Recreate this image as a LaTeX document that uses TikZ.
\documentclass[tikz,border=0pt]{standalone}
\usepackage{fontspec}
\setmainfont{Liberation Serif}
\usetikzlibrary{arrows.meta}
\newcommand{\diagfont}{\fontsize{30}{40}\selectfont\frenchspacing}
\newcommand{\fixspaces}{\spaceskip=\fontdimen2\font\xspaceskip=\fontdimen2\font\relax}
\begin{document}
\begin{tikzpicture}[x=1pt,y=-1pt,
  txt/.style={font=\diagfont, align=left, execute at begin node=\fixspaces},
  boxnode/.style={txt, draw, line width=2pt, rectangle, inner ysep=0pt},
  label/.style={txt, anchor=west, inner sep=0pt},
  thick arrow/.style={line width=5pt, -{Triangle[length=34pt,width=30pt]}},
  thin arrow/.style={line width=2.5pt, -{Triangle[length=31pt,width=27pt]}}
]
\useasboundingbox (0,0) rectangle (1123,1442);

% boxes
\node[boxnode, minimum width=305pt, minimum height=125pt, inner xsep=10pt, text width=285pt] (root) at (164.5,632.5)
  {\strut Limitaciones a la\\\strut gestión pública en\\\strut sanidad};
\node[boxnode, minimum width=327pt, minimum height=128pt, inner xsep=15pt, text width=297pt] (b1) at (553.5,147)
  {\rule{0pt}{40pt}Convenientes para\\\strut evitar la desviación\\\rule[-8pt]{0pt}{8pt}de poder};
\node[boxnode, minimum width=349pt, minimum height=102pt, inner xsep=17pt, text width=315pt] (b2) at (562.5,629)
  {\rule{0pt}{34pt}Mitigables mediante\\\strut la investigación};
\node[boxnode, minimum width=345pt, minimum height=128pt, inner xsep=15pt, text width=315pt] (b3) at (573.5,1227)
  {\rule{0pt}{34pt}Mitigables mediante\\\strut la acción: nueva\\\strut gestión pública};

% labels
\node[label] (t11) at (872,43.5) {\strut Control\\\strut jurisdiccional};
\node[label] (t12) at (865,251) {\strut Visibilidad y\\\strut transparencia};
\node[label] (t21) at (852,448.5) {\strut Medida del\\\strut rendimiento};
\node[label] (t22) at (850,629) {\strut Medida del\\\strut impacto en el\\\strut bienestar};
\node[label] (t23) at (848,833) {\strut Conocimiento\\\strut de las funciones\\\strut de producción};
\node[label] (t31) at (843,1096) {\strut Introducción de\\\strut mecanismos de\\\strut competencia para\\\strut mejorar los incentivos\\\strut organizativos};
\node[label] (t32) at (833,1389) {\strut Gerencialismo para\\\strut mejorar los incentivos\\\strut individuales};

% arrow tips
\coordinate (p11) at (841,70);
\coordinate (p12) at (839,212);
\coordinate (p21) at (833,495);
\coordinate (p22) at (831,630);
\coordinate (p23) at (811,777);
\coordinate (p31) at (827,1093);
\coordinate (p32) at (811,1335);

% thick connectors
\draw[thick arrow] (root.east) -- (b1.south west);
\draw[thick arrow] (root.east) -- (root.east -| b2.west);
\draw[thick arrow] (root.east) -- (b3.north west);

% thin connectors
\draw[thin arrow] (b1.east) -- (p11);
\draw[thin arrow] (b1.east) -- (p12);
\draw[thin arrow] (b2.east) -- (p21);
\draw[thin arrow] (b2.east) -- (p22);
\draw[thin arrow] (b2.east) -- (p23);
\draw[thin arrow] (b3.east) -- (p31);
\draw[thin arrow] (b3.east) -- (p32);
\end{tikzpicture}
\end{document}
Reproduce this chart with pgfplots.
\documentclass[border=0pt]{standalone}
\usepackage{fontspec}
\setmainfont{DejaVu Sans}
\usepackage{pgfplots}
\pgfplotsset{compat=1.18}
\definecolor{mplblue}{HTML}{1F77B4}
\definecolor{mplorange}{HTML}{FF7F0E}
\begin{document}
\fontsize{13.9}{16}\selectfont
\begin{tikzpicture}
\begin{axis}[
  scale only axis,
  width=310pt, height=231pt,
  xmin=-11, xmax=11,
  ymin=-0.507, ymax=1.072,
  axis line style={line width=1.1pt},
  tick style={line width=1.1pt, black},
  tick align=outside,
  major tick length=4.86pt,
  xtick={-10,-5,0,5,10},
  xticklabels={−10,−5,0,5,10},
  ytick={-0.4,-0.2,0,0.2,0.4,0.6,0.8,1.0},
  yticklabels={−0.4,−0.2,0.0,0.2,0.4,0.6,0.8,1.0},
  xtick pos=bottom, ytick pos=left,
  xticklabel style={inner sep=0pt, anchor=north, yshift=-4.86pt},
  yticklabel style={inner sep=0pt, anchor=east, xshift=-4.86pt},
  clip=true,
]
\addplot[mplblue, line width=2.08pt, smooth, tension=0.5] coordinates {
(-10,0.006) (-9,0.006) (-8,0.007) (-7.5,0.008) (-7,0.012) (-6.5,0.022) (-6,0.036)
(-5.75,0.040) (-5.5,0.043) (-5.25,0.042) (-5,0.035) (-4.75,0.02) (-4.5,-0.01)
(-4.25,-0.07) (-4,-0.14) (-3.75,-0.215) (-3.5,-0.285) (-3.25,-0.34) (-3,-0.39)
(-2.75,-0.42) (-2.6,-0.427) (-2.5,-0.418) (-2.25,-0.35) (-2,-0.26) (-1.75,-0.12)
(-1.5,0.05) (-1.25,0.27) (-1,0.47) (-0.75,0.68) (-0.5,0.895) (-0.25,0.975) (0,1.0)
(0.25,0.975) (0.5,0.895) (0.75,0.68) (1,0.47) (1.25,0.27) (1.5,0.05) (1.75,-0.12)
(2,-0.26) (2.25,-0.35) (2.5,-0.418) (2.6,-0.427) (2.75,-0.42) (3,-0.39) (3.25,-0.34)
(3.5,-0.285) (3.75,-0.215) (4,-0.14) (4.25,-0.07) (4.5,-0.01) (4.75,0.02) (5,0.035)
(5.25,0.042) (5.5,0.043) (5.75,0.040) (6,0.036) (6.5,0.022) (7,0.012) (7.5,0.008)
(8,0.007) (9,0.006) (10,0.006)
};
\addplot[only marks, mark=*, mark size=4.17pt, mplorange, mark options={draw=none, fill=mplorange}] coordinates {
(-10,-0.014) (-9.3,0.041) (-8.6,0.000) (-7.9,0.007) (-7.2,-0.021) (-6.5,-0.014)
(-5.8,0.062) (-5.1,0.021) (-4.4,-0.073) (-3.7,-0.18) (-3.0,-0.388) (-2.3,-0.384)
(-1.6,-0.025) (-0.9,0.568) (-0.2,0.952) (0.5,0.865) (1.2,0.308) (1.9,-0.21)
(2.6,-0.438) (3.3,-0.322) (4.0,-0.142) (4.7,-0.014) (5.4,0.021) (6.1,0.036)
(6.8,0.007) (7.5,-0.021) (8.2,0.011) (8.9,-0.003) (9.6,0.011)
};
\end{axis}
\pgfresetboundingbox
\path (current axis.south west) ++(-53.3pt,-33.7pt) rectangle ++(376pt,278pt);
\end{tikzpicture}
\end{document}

········

== Problem to solve ==
Go through the listing above and restate it word for word.

== Answer to the problem ==
Recreate this image as a LaTeX document that uses TikZ.
\documentclass[tikz,border=0pt]{standalone}
\usepackage{fontspec}
\setmainfont{Liberation Serif}
\usetikzlibrary{arrows.meta}
\newcommand{\diagfont}{\fontsize{30}{40}\selectfont\frenchspacing}
\newcommand{\fixspaces}{\spaceskip=\fontdimen2\font\xspaceskip=\fontdimen2\font\relax}
\begin{document}
\begin{tikzpicture}[x=1pt,y=-1pt,
  txt/.style={font=\diagfont, align=left, execute at begin node=\fixspaces},
  boxnode/.style={txt, draw, line width=2pt, rectangle, inner ysep=0pt},
  label/.style={txt, anchor=west, inner sep=0pt},
  thick arrow/.style={line width=5pt, -{Triangle[length=34pt,width=30pt]}},
  thin arrow/.style={line width=2.5pt, -{Triangle[length=31pt,width=27pt]}}
]
\useasboundingbox (0,0) rectangle (1123,1442);

% boxes
\node[boxnode, minimum width=305pt, minimum height=125pt, inner xsep=10pt, text width=285pt] (root) at (164.5,632.5)
  {\strut Limitaciones a la\\\strut gestión pública en\\\strut sanidad};
\node[boxnode, minimum width=327pt, minimum height=128pt, inner xsep=15pt, text width=297pt] (b1) at (553.5,147)
  {\rule{0pt}{40pt}Convenientes para\\\strut evitar la desviación\\\rule[-8pt]{0pt}{8pt}de poder};
\node[boxnode, minimum width=349pt, minimum height=102pt, inner xsep=17pt, text width=315pt] (b2) at (562.5,629)
  {\rule{0pt}{34pt}Mitigables mediante\\\strut la investigación};
\node[boxnode, minimum width=345pt, minimum height=128pt, inner xsep=15pt, text width=315pt] (b3) at (573.5,1227)
  {\rule{0pt}{34pt}Mitigables mediante\\\strut la acción: nueva\\\strut gestión pública};

% labels
\node[label] (t11) at (872,43.5) {\strut Control\\\strut jurisdiccional};
\node[label] (t12) at (865,251) {\strut Visibilidad y\\\strut transparencia};
\node[label] (t21) at (852,448.5) {\strut Medida del\\\strut rendimiento};
\node[label] (t22) at (850,629) {\strut Medida del\\\strut impacto en el\\\strut bienestar};
\node[label] (t23) at (848,833) {\strut Conocimiento\\\strut de las funciones\\\strut de producción};
\node[label] (t31) at (843,1096) {\strut Introducción de\\\strut mecanismos de\\\strut competencia para\\\strut mejorar los incentivos\\\strut organizativos};
\node[label] (t32) at (833,1389) {\strut Gerencialismo para\\\strut mejorar los incentivos\\\strut individuales};

% arrow tips
\coordinate (p11) at (841,70);
\coordinate (p12) at (839,212);
\coordinate (p21) at (833,495);
\coordinate (p22) at (831,630);
\coordinate (p23) at (811,777);
\coordinate (p31) at (827,1093);
\coordinate (p32) at (811,1335);

% thick connectors
\draw[thick arrow] (root.east) -- (b1.south west);
\draw[thick arrow] (root.east) -- (root.east -| b2.west);
\draw[thick arrow] (root.east) -- (b3.north west);

% thin connectors
\draw[thin arrow] (b1.east) -- (p11);
\draw[thin arrow] (b1.east) -- (p12);
\draw[thin arrow] (b2.east) -- (p21);
\draw[thin arrow] (b2.east) -- (p22);
\draw[thin arrow] (b2.east) -- (p23);
\draw[thin arrow] (b3.east) -- (p31);
\draw[thin arrow] (b3.east) -- (p32);
\end{tikzpicture}
\end{document}
Reproduce this chart with pgfplots.
\documentclass[border=0pt]{standalone}
\usepackage{fontspec}
\setmainfont{DejaVu Sans}
\usepackage{pgfplots}
\pgfplotsset{compat=1.18}
\definecolor{mplblue}{HTML}{1F77B4}
\definecolor{mplorange}{HTML}{FF7F0E}
\begin{document}
\fontsize{13.9}{16}\selectfont
\begin{tikzpicture}
\begin{axis}[
  scale only axis,
  width=310pt, height=231pt,
  xmin=-11, xmax=11,
  ymin=-0.507, ymax=1.072,
  axis line style={line width=1.1pt},
  tick style={line width=1.1pt, black},
  tick align=outside,
  major tick length=4.86pt,
  xtick={-10,-5,0,5,10},
  xticklabels={−10,−5,0,5,10},
  ytick={-0.4,-0.2,0,0.2,0.4,0.6,0.8,1.0},
  yticklabels={−0.4,−0.2,0.0,0.2,0.4,0.6,0.8,1.0},
  xtick pos=bottom, ytick pos=left,
  xticklabel style={inner sep=0pt, anchor=north, yshift=-4.86pt},
  yticklabel style={inner sep=0pt, anchor=east, xshift=-4.86pt},
  clip=true,
]
\addplot[mplblue, line width=2.08pt, smooth, tension=0.5] coordinates {
(-10,0.006) (-9,0.006) (-8,0.007) (-7.5,0.008) (-7,0.012) (-6.5,0.022) (-6,0.036)
(-5.75,0.040) (-5.5,0.043) (-5.25,0.042) (-5,0.035) (-4.75,0.02) (-4.5,-0.01)
(-4.25,-0.07) (-4,-0.14) (-3.75,-0.215) (-3.5,-0.285) (-3.25,-0.34) (-3,-0.39)
(-2.75,-0.42) (-2.6,-0.427) (-2.5,-0.418) (-2.25,-0.35) (-2,-0.26) (-1.75,-0.12)
(-1.5,0.05) (-1.25,0.27) (-1,0.47) (-0.75,0.68) (-0.5,0.895) (-0.25,0.975) (0,1.0)
(0.25,0.975) (0.5,0.895) (0.75,0.68) (1,0.47) (1.25,0.27) (1.5,0.05) (1.75,-0.12)
(2,-0.26) (2.25,-0.35) (2.5,-0.418) (2.6,-0.427) (2.75,-0.42) (3,-0.39) (3.25,-0.34)
(3.5,-0.285) (3.75,-0.215) (4,-0.14) (4.25,-0.07) (4.5,-0.01) (4.75,0.02) (5,0.035)
(5.25,0.042) (5.5,0.043) (5.75,0.040) (6,0.036) (6.5,0.022) (7,0.012) (7.5,0.008)
(8,0.007) (9,0.006) (10,0.006)
};
\addplot[only marks, mark=*, mark size=4.17pt, mplorange, mark options={draw=none, fill=mplorange}] coordinates {
(-10,-0.014) (-9.3,0.041) (-8.6,0.000) (-7.9,0.007) (-7.2,-0.021) (-6.5,-0.014)
(-5.8,0.062) (-5.1,0.021) (-4.4,-0.073) (-3.7,-0.18) (-3.0,-0.388) (-2.3,-0.384)
(-1.6,-0.025) (-0.9,0.568) (-0.2,0.952) (0.5,0.865) (1.2,0.308) (1.9,-0.21)
(2.6,-0.438) (3.3,-0.322) (4.0,-0.142) (4.7,-0.014) (5.4,0.021) (6.1,0.036)
(6.8,0.007) (7.5,-0.021) (8.2,0.011) (8.9,-0.003) (9.6,0.011)
};
\end{axis}
\pgfresetboundingbox
\path (current axis.south west) ++(-53.3pt,-33.7pt) rectangle ++(376pt,278pt);
\end{tikzpicture}
\end{document}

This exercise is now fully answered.